The other day my lady friends and I discussed
the vast differences between the way male and female brains process thoughts. Of
course, we came to the unanimous agreement that everything we’d ever heard or
read comparing ‘his’ brain to ‘her’ brain was one hundred percent true.
“I can only discuss one subject at a time with my son or he loses focus,”
one girlfriend said.
“My brother won’t admit I can remember everything he told me last month,
even when I can prove it in writing,” another said.
“After twenty plus years my hubby still doesn’t believe I can read and
listen to him at the same time,” I added to the conversation, “Even when I
repeat back verbatim what he just told me.”
We shook our heads in mutual understanding.
There have been scientific studies into this puzzling phenomenon, but
you don’t need to Google to find them…just ask any woman.
One comparison I’ve heard recently made perfect sense to me. Man’s
brain = meatballs, woman’s =
spaghetti. Not to insinuate men’s
brains are nothing more than a lump of meat, but rather that they tend to focus
their thoughts into little individual balls of information. Women’s thoughts, on the other hand, are
typically an entanglement of numerous subjects piled all together like spaghetti
on a plate.
Comedian Mark Gungar calls this the “brain box” division. According to
Mark, men categorize their thoughts and file them in various boxes: car, job,
wife, kids, mother-in-law, etc. When they need a piece of information or a
response to a question, they simply go to that box for the answer. Apparently,
the boxes never touch. I guess that’s the reason they have difficulty
discussing multiple topics at once or recalling what you said to them ten
minutes ago. It takes time to go the box and retrieve the information.
Here is a short experiment to test a man’s ‘nothing’ box. When you see
him in a comatose state, ask him “What are you thinking?” If his reply is “Nothing,” you are witnessing
the box in action.
Women have no idea what a ‘nothing’ box is or what purpose it could
possibly serve.
I think some women would agree that men may be using the ‘nothing’ box at all times, but most certainly
when the woman wants to engage in significant, emotional conversation.

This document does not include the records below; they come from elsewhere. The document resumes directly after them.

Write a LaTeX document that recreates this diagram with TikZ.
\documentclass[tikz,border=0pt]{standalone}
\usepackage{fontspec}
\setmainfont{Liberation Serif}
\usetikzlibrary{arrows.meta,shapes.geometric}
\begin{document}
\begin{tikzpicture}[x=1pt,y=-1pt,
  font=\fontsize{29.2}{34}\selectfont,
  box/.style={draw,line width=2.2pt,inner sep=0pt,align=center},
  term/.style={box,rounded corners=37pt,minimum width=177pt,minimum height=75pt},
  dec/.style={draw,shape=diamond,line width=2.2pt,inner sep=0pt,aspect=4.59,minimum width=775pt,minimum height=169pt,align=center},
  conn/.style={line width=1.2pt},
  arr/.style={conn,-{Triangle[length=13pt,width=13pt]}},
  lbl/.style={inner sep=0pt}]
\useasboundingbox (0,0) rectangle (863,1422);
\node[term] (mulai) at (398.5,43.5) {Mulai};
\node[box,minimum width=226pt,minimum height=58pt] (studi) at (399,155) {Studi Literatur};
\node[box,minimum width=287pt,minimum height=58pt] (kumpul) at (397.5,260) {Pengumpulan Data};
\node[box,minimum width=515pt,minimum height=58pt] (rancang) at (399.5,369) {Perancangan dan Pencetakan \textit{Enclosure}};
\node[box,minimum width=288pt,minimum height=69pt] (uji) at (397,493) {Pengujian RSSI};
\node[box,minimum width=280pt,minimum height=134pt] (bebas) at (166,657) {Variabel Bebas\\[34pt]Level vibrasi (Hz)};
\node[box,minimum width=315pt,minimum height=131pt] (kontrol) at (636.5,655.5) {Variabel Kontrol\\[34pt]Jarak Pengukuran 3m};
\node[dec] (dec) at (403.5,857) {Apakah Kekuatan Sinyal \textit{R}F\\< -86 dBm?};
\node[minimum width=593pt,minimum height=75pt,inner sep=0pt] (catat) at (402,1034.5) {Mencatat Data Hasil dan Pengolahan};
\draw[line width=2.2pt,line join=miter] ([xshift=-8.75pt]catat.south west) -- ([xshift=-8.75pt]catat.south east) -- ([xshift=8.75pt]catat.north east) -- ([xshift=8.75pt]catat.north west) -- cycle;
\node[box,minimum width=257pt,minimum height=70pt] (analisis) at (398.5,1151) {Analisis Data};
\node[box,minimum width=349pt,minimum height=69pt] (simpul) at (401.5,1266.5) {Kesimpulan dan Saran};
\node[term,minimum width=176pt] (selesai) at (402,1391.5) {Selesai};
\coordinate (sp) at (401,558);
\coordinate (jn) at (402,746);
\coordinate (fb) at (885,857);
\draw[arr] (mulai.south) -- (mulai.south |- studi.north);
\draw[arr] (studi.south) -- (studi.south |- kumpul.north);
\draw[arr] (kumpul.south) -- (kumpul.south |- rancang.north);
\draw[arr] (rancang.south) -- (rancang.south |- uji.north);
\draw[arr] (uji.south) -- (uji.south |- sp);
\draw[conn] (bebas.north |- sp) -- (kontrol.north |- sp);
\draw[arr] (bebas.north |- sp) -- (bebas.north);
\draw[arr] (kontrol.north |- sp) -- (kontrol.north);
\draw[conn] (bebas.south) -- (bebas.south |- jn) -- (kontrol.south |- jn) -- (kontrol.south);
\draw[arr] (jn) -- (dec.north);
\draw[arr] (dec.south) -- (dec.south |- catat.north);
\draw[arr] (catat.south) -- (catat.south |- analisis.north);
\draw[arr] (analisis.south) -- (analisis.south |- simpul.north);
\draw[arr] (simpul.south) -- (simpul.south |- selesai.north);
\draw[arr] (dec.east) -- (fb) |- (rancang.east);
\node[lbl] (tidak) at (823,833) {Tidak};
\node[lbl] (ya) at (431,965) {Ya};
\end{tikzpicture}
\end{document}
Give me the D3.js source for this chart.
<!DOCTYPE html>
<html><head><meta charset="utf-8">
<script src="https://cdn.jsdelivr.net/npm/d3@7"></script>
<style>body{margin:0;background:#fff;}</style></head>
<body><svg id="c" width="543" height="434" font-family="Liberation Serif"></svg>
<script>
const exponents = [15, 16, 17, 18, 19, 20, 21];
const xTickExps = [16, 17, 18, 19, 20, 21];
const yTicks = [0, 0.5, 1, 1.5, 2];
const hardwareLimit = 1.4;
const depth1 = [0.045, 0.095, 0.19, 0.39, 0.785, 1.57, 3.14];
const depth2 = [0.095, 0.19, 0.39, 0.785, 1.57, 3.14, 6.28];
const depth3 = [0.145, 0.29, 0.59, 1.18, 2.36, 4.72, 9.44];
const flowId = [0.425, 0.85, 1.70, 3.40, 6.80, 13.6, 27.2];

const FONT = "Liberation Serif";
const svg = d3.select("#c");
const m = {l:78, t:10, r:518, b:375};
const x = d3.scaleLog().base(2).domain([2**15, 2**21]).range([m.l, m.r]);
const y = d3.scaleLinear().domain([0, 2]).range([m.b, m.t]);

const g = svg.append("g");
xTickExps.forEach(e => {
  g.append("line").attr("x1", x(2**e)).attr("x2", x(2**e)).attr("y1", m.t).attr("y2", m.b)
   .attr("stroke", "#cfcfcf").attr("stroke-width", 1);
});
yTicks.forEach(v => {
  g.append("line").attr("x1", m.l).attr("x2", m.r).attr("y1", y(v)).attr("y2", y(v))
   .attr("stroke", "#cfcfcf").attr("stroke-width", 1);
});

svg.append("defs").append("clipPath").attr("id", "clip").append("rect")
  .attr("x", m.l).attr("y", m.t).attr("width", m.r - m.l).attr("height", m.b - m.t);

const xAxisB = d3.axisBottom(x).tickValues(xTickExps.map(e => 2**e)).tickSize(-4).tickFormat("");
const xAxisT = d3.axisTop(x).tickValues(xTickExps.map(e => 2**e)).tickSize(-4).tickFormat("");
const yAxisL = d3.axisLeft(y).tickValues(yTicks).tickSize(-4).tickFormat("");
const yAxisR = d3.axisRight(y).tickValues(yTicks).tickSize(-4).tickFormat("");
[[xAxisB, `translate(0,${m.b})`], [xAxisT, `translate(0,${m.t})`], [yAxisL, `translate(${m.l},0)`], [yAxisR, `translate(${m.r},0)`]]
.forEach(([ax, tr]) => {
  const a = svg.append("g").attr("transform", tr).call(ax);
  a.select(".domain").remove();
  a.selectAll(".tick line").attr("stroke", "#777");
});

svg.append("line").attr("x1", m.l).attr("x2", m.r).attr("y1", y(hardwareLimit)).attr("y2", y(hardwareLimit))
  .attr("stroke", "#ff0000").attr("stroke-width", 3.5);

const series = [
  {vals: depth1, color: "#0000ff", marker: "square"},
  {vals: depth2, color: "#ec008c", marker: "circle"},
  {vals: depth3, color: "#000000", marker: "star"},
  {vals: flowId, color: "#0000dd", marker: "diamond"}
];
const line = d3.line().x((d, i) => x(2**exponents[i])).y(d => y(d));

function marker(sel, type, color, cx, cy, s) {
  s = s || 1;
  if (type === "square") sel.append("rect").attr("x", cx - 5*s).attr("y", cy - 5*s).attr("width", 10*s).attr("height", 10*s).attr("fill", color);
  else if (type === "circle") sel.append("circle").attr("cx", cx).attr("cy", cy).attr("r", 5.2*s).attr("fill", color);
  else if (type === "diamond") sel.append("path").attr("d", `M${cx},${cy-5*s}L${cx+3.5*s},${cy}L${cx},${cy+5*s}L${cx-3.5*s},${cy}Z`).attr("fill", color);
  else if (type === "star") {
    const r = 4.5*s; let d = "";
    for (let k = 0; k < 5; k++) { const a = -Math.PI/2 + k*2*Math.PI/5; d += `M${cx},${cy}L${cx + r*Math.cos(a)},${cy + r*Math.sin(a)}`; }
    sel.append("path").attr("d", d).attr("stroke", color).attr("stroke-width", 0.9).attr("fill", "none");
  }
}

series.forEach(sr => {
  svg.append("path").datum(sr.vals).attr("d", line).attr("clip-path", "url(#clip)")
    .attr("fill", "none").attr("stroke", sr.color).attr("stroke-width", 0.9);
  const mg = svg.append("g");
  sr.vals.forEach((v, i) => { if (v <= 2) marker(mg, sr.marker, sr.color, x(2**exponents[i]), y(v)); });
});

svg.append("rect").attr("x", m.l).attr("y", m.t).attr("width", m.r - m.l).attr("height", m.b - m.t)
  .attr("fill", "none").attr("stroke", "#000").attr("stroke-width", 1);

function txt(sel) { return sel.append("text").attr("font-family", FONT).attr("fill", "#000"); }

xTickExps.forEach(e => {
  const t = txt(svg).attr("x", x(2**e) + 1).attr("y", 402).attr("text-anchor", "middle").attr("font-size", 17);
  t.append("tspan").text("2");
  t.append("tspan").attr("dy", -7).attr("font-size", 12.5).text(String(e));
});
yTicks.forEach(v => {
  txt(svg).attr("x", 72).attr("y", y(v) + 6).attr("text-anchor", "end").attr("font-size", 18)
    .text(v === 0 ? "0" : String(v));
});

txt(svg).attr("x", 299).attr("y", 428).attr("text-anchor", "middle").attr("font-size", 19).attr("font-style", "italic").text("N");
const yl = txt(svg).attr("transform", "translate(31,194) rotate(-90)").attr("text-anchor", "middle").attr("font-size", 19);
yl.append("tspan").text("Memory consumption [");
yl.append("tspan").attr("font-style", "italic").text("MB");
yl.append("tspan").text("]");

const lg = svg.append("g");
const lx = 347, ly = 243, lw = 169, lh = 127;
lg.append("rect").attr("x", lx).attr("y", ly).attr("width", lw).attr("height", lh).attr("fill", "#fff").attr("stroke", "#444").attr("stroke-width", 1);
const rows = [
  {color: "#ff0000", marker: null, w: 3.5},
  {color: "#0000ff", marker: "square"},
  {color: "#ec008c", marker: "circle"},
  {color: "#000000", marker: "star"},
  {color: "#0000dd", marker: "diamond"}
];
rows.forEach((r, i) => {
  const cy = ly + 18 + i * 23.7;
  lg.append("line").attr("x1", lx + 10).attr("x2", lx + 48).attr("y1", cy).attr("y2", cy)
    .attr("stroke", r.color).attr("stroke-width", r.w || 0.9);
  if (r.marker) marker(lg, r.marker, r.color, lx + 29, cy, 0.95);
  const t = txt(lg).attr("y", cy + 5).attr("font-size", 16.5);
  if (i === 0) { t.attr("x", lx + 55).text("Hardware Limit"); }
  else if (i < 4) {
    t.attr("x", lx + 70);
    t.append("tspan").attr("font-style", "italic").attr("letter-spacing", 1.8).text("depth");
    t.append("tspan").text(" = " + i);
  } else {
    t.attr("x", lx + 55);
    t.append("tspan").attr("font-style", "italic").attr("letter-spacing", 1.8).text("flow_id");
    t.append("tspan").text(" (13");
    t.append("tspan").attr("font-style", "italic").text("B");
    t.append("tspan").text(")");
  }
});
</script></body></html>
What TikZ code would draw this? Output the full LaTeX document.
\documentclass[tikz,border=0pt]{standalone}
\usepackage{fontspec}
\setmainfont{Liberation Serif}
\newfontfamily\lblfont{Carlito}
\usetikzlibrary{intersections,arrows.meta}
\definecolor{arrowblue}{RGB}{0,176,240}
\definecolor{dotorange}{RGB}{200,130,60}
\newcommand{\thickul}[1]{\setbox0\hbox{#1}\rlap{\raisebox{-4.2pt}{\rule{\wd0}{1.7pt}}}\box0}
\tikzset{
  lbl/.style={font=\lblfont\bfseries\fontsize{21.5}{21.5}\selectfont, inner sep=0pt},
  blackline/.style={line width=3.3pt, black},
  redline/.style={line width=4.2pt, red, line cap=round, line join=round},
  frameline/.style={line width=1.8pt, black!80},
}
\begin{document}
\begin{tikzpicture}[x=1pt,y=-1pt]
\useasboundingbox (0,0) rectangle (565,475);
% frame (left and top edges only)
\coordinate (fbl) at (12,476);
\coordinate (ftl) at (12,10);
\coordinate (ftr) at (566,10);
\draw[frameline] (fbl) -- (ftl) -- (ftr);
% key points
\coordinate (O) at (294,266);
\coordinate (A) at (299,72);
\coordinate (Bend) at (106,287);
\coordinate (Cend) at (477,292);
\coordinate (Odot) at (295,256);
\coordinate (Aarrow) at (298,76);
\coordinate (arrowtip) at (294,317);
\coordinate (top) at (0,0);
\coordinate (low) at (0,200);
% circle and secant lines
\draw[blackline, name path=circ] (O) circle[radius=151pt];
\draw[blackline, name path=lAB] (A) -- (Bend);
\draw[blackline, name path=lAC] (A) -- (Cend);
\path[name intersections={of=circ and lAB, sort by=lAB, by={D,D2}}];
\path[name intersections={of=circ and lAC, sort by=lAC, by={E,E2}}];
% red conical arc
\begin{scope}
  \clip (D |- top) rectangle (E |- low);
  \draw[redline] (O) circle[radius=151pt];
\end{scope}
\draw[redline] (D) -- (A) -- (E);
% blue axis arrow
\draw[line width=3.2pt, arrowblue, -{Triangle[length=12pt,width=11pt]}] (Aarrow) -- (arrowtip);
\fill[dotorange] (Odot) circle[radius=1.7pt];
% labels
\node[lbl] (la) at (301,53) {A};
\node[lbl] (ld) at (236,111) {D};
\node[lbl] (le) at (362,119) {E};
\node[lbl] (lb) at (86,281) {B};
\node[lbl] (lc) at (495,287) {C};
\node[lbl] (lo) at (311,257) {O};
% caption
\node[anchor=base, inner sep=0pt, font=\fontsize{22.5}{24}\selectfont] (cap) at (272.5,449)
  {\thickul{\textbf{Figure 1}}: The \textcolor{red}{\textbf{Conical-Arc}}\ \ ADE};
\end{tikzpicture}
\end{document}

This brings me to the female brain. Mark likened it to a ball of wire
connected to emotional electrons which power the wire ball. Get a visual on
this: ball of wire, plate of spaghetti - see the connection? Men are now
looking through their box labeled “connective materials.” It’ll be a minute for
them to catch up.
If they were to admit it, I think women envy the ‘nothing’ box. Oh, to
be able to relax in a tub and forget about the laundry pile, grocery list or
how long it’s been since we shaved our legs. I would go so far as to bet that any
woman on the planet cannot recall the last time she had a single thought in her
brain at any given moment. Wait. I don’t think I said that right.
Anyway, I would like to offer this parting plea to any man reading my
male/female brain synopsis. To paraphrase a TV commercial: “Don’t hate me ‘cause
I have a brain that never stops working and can multi-task faster than yours
and remembers everything that transpired from the day I was born and demands
incomprehensible emotional support and interactive conversation … pity me.”